[Charts and diagrams as code]
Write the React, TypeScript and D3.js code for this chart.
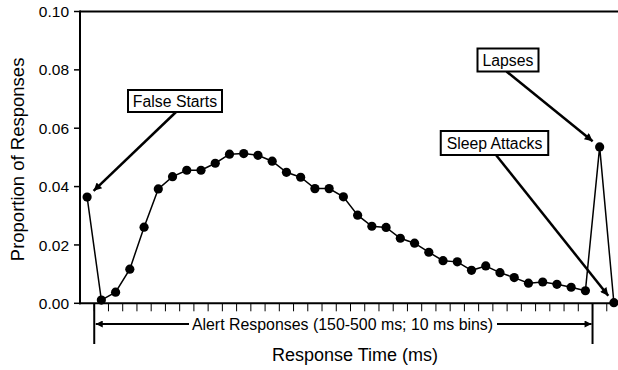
import React from "react";
import * as d3 from "d3";

// ---- Data ----
const categories: string[] = [
  "False Starts",
  ...Array.from({ length: 35 }, (_, i) => String(150 + i * 10)),
  "Lapses",
  "Sleep Attacks",
];

const proportions: number[] = [
  0.0364, 0.0011, 0.0038, 0.0117, 0.0261, 0.0392, 0.0434, 0.0456, 0.0456, 0.048,
  0.0511, 0.0513, 0.0507, 0.0487, 0.0449, 0.0432, 0.0393, 0.0393, 0.0365, 0.0302,
  0.0264, 0.026, 0.0223, 0.0206, 0.0175, 0.0146, 0.0142, 0.0113, 0.0128, 0.0105,
  0.0088, 0.0069, 0.0073, 0.0065, 0.0055, 0.0043, 0.0536, 0.0002,
];

const yTicks: number[] = [0, 0.02, 0.04, 0.06, 0.08, 0.1];

const annotations = [
  { label: "False Starts", target: "False Starts", cx: 175, cy: 101, w: 94, h: 22, fromX: 176, fromY: 112 },
  { label: "Lapses", target: "Lapses", cx: 508, cy: 60, w: 61, h: 23, fromX: 506.5, fromY: 71.5 },
  { label: "Sleep Attacks", target: "Sleep Attacks", cx: 494.5, cy: 143, w: 107.5, h: 24, fromX: 496, fromY: 155 },
];

const alertLabel = "Alert Responses (150-500 ms; 10 ms bins)";
const xTitle = "Response Time (ms)";
const yTitle = "Proportion of Responses";

const FONT = "Arial, 'Liberation Sans', Helvetica, sans-serif";

export default function App() {
  const W = 618;
  const H = 370;
  const left = 80;
  const top = 11.5;
  const bottom = 303.3;
  const bandW = 14.237;

  const x = d3
    .scaleBand<string>()
    .domain(categories)
    .range([left, left + bandW * categories.length])
    .paddingInner(0)
    .paddingOuter(0);
  const y = d3.scaleLinear().domain([0, 0.1]).range([bottom, top]);

  const cx = (c: string) => (x(c) as number) + x.bandwidth() / 2;

  const line = d3
    .line<number>()
    .x((_, i) => cx(categories[i]))
    .y((d) => y(d));

  const alertL = x(categories[1]) as number;
  const alertR = x(categories[36]) as number;
  const alertY = 324;

  return (
    <svg
      width={W}
      height={H}
      style={{ position: "absolute", left: 0, top: 0, background: "#fff" }}
      fontFamily={FONT}
    >
      <defs>
        <marker id="ah" viewBox="0 0 10 10" refX="10" refY="5" markerWidth="10" markerHeight="8" markerUnits="userSpaceOnUse" orient="auto">
          <path d="M0,0 L10,5 L0,10 Z" fill="#000" />
        </marker>
        <marker id="ah2" viewBox="0 0 10 10" refX="10" refY="5" markerWidth="8" markerHeight="7" markerUnits="userSpaceOnUse" orient="auto">
          <path d="M0,0 L10,5 L0,10 Z" fill="#000" />
        </marker>
      </defs>
      <rect x={0} y={0} width={W} height={H} fill="#fff" />

      {/* frame */}
      <line x1={left} x2={W} y1={top} y2={top} stroke="#000" strokeWidth={2} />
      <line x1={left} x2={left} y1={top - 1} y2={bottom + 1} stroke="#000" strokeWidth={2} />
      <line x1={left - 1} x2={W} y1={bottom} y2={bottom} stroke="#000" strokeWidth={2} />

      {/* y ticks */}
      {yTicks.map((t) => (
        <g key={t}>
          <line x1={left - 6} x2={left} y1={y(t)} y2={y(t)} stroke="#000" strokeWidth={1.5} />
          <text x={left - 11} y={y(t)} dy="0.36em" textAnchor="end" fontSize={15.5} fill="#000">
            {t.toFixed(2)}
          </text>
        </g>
      ))}

      {/* x ticks */}
      {categories.map((c, i) =>
        i === 0 ? null : (
          <line key={c} x1={x(c) as number} x2={x(c) as number} y1={bottom} y2={bottom + 8} stroke="#000" strokeWidth={1} />
        )
      )}

      {/* alert response range */}
      <line x1={alertL} x2={alertL} y1={bottom} y2={344} stroke="#000" strokeWidth={2} />
      <line x1={alertR} x2={alertR} y1={bottom} y2={344} stroke="#000" strokeWidth={2} />
      <line x1={189} x2={alertL + 1.5} y1={alertY} y2={alertY} stroke="#000" strokeWidth={2.2} markerEnd="url(#ah2)" />
      <line x1={497} x2={alertR - 1} y1={alertY} y2={alertY} stroke="#000" strokeWidth={2.2} markerEnd="url(#ah2)" />
      <text x={342.5} y={330} textAnchor="middle" fontSize={15.9} fill="#000">
        {alertLabel}
      </text>

      {/* data */}
      <path d={line(proportions) || ""} fill="none" stroke="#000" strokeWidth={1.5} />
      {proportions.map((v, i) => (
        <circle key={i} cx={cx(categories[i])} cy={y(v)} r={4.6} fill="#000" />
      ))}

      {/* annotations */}
      {annotations.map((a) => {
        const i = categories.indexOf(a.target);
        const px = cx(categories[i]);
        const py = y(proportions[i]);
        const dx = a.fromX - px;
        const dy = a.fromY - py;
        const len = Math.sqrt(dx * dx + dy * dy);
        const off = 9;
        const tx = px + (dx / len) * off;
        const ty = py + (dy / len) * off;
        return (
          <g key={a.label}>
            <line x1={a.fromX} y1={a.fromY} x2={tx} y2={ty} stroke="#000" strokeWidth={2.5} markerEnd="url(#ah)" />
            <rect x={a.cx - a.w / 2} y={a.cy - a.h / 2} width={a.w} height={a.h} fill="#fff" stroke="#000" strokeWidth={2} />
            <text x={a.cx} y={a.cy} dy="0.36em" textAnchor="middle" fontSize={15.8} fill="#000">
              {a.label}
            </text>
          </g>
        );
      })}

      {/* axis titles */}
      <text x={355} y={361} textAnchor="middle" fontSize={18} fill="#000">
        {xTitle}
      </text>
      <text transform={`translate(24,${(top + bottom) / 2 + 2}) rotate(-90)`} textAnchor="middle" fontSize={18.5} fill="#000">
        {yTitle}
      </text>
    </svg>
  );
}
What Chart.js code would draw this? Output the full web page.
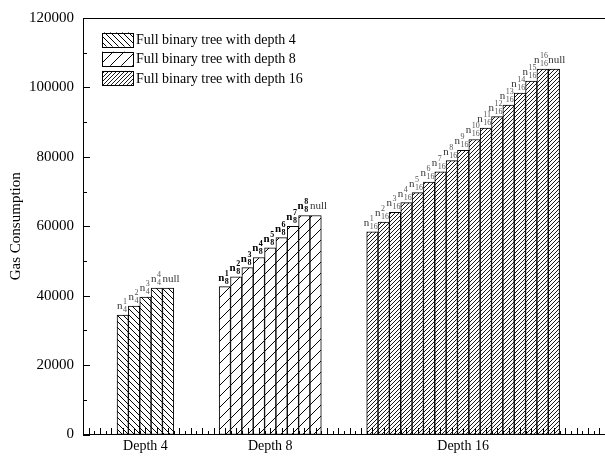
<!DOCTYPE html>
<html lang="en">
<head>
    <meta charset="UTF-8">
    <title>Gas Consumption</title>
    <style>
        body {
            margin: 0;
            padding: 0;
            background-color: #fff;
        }
    </style>
    <script src="https://cdn.jsdelivr.net/npm/chart.js"></script>
</head>
<body>
    <canvas id="gasChart" width="605" height="458"></canvas>
    <script>
        // Values
        const groupNames = ['Depth 4', 'Depth 8', 'Depth 16'];
        const seriesNames = ['Full binary tree with depth 4', 'Full binary tree with depth 8', 'Full binary tree with depth 16'];

        const depth4Labels = ['n_4^1', 'n_4^2', 'n_4^3', 'n_4^4', 'null'];
        const depth4Values = [34400, 37000, 39600, 42200, 42200];

        const depth8Labels = ['n_8^1', 'n_8^2', 'n_8^3', 'n_8^4', 'n_8^5', 'n_8^6', 'n_8^7', 'n_8^8', 'null'];
        const depth8Values = [42600, 45400, 48100, 51000, 53800, 56700, 60000, 63100, 63100];

        const depth16Labels = ['n_16^1', 'n_16^2', 'n_16^3', 'n_16^4', 'n_16^5', 'n_16^6', 'n_16^7', 'n_16^8',
            'n_16^9', 'n_16^10', 'n_16^11', 'n_16^12', 'n_16^13', 'n_16^14', 'n_16^15', 'n_16^16', 'null'];
        const depth16Values = [58400, 61200, 64000, 66800, 69700, 72700, 75700, 78900,
            81900, 85000, 88300, 91600, 94900, 98400, 101800, 105300, 105300];

        const yTicks = [0, 20000, 40000, 60000, 80000, 100000, 120000];

        // empty slots before, between and after the groups
        const GAP_START = 3, GAP_BETWEEN = 4, GAP_END = 4;

        Chart.defaults.font.family = '"Liberation Serif", "Times New Roman", serif';
        Chart.defaults.color = '#000';

        function hatch(size, dir, lineWidth) {
            const c = document.createElement('canvas');
            c.width = size;
            c.height = size;
            const ctx = c.getContext('2d');
            ctx.fillStyle = '#fff';
            ctx.fillRect(0, 0, size, size);
            ctx.strokeStyle = '#000';
            ctx.lineWidth = lineWidth;
            ctx.beginPath();
            if (dir === '/') {
                ctx.moveTo(-1, size + 1); ctx.lineTo(size + 1, -1);
                ctx.moveTo(-1, 1); ctx.lineTo(1, -1);
                ctx.moveTo(size - 1, size + 1); ctx.lineTo(size + 1, size - 1);
            } else {
                ctx.moveTo(-1, -1); ctx.lineTo(size + 1, size + 1);
                ctx.moveTo(size - 1, -1); ctx.lineTo(size + 1, 1);
                ctx.moveTo(-1, size - 1); ctx.lineTo(1, size + 1);
            }
            ctx.stroke();
            return ctx.createPattern(c, 'repeat');
        }

        // lay the three groups out on one category axis
        const groups = [
            { values: depth4Values, labels: depth4Labels },
            { values: depth8Values, labels: depth8Labels },
            { values: depth16Values, labels: depth16Labels }
        ];
        const slotCount = GAP_START + groups.reduce((s, g) => s + g.values.length, 0)
            + GAP_BETWEEN * (groups.length - 1) + GAP_END;
        const slots = [];
        const slotGroupName = new Array(slotCount).fill('');
        const seriesData = groups.map(() => new Array(slotCount).fill(null));
        const seriesNodes = groups.map(() => new Array(slotCount).fill(null));
        for (let i = 0; i < slotCount; i++) slots.push('s' + i);
        let pos = GAP_START;
        groups.forEach((g, gi) => {
            g.values.forEach((v, j) => {
                seriesData[gi][pos + j] = v;
                seriesNodes[gi][pos + j] = g.labels[j];
            });
            slotGroupName[pos + Math.floor(g.values.length / 2)] = groupNames[gi];
            pos += g.values.length + GAP_BETWEEN;
        });

        const patterns = [hatch(6, '\\', 1), hatch(11, '/', 1), hatch(4, '/', 0.9)];
        const labelShift = [0, -1, -3];

        const datasets = groups.map((g, gi) => ({
            label: seriesNames[gi],
            data: seriesData[gi],
            backgroundColor: patterns[gi],
            borderColor: '#000',
            borderWidth: 1,
            borderSkipped: false,
            grouped: false,
            barPercentage: 1,
            categoryPercentage: 1
        }));

        // n with super/subscript above each bar
        const nodeLabels = {
            id: 'nodeLabels',
            afterDatasetsDraw(chart) {
                const ctx = chart.ctx;
                ctx.save();
                ctx.textBaseline = 'alphabetic';
                ctx.textAlign = 'left';
                chart.data.datasets.forEach((ds, di) => {
                    const meta = chart.getDatasetMeta(di);
                    meta.data.forEach((bar, j) => {
                        const text = seriesNodes[di][j];
                        if (!text) return;
                        const left = bar.x - bar.width / 2;
                        const base = bar.y - 6;
                        const bold = di === 1 ? 'bold ' : '';
                        if (text === 'null') {
                            ctx.fillStyle = '#333';
                            ctx.font = '11px "Liberation Serif"';
                            ctx.fillText('null', left, base);
                            return;
                        }
                        const m = text.match(/^n_(\d+)\^(\d+)$/);
                        const x = left + labelShift[di];
                        ctx.fillStyle = di === 1 ? '#000' : '#333';
                        ctx.font = bold + '11px "Liberation Serif"';
                        ctx.fillText('n', x, base);
                        const nx = x + ctx.measureText('n').width + 0.5;
                        ctx.fillStyle = di === 1 ? '#000' : '#555';
                        ctx.font = bold + '8px "Liberation Serif"';
                        ctx.fillText(m[2], nx, base - 5);
                        ctx.fillText(m[1], nx, base + 3);
                    });
                });
                ctx.restore();
            }
        };

        // inward tick marks, top frame line and the legend
        const frame = {
            id: 'frame',
            afterDraw(chart) {
                const ctx = chart.ctx;
                const area = chart.chartArea;
                const x = chart.scales.x;
                const y = chart.scales.y;
                ctx.save();
                ctx.strokeStyle = '#000';
                ctx.lineWidth = 1;
                ctx.beginPath();
                for (let v = 0; v <= slotCount - 0.5; v += 0.5) {
                    const px = Math.round(x.getPixelForValue(v)) + 0.5;
                    const len = Number.isInteger(v) ? 6.5 : 3.5;
                    ctx.moveTo(px, area.bottom);
                    ctx.lineTo(px, area.bottom - len);
                }
                for (let v = 0; v <= y.max; v += 10000) {
                    const py = Math.round(y.getPixelForValue(v)) + 0.5;
                    const len = v % 20000 === 0 ? 7 : 4;
                    ctx.moveTo(area.left, py);
                    ctx.lineTo(area.left + len, py);
                }
                ctx.moveTo(area.left, Math.round(area.top) + 0.5);
                ctx.lineTo(chart.width, Math.round(area.top) + 0.5);
                ctx.stroke();

                // legend
                const boxX = 102, boxW = 31, boxH = 14;
                ctx.font = '14px "Liberation Serif"';
                ctx.textBaseline = 'middle';
                ctx.fillStyle = '#000';
                chart.data.datasets.forEach((ds, i) => {
                    const top = 32.5 + i * 19.2;
                    ctx.fillStyle = ds.backgroundColor;
                    ctx.fillRect(boxX, top, boxW, boxH);
                    ctx.strokeRect(boxX + 0.5, Math.round(top) + 0.5, boxW, boxH);
                    ctx.fillStyle = '#000';
                    ctx.fillText(ds.label, boxX + boxW + 3, top + boxH / 2 + 1);
                });
                ctx.restore();
            }
        };

        new Chart(document.getElementById('gasChart'), {
            type: 'bar',
            data: {
                labels: slots,
                datasets: datasets
            },
            options: {
                responsive: false,
                animation: false,
                layout: {
                    padding: { top: 13, right: 0, bottom: 0, left: 0 }
                },
                plugins: {
                    legend: { display: false },
                    tooltip: { enabled: false }
                },
                scales: {
                    x: {
                        grid: { display: false, drawTicks: false },
                        border: { color: '#000', width: 1 },
                        ticks: {
                            autoSkip: false,
                            maxRotation: 0,
                            padding: 3,
                            font: { size: 14 },
                            callback: (value, index) => slotGroupName[index]
                        },
                        afterFit: (scale) => { scale.height = 23.5; }
                    },
                    y: {
                        min: 0,
                        max: 120000,
                        afterBuildTicks: (scale) => { scale.ticks = yTicks.map(v => ({ value: v })); },
                        grid: { display: false, drawTicks: false },
                        border: { color: '#000', width: 1 },
                        ticks: {
                            padding: 9,
                            font: { size: 15 },
                            callback: (value) => String(value)
                        },
                        title: {
                            display: true,
                            text: 'Gas Consumption',
                            font: { size: 15 },
                            padding: { top: 7, bottom: 0 }
                        },
                        afterFit: (scale) => { scale.width = 83; }
                    }
                }
            },
            plugins: [nodeLabels, frame]
        });
    </script>
</body>
</html>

▸ WRITTEN TASK: Look at the listing and set down only the lines from its start through the line with "import * as", word for word and without pictures.

▸ ANSWER FOR THIS EXERCISE:
Write the React, TypeScript and D3.js code for this chart.
import React from "react";
import * as d3 from "d3";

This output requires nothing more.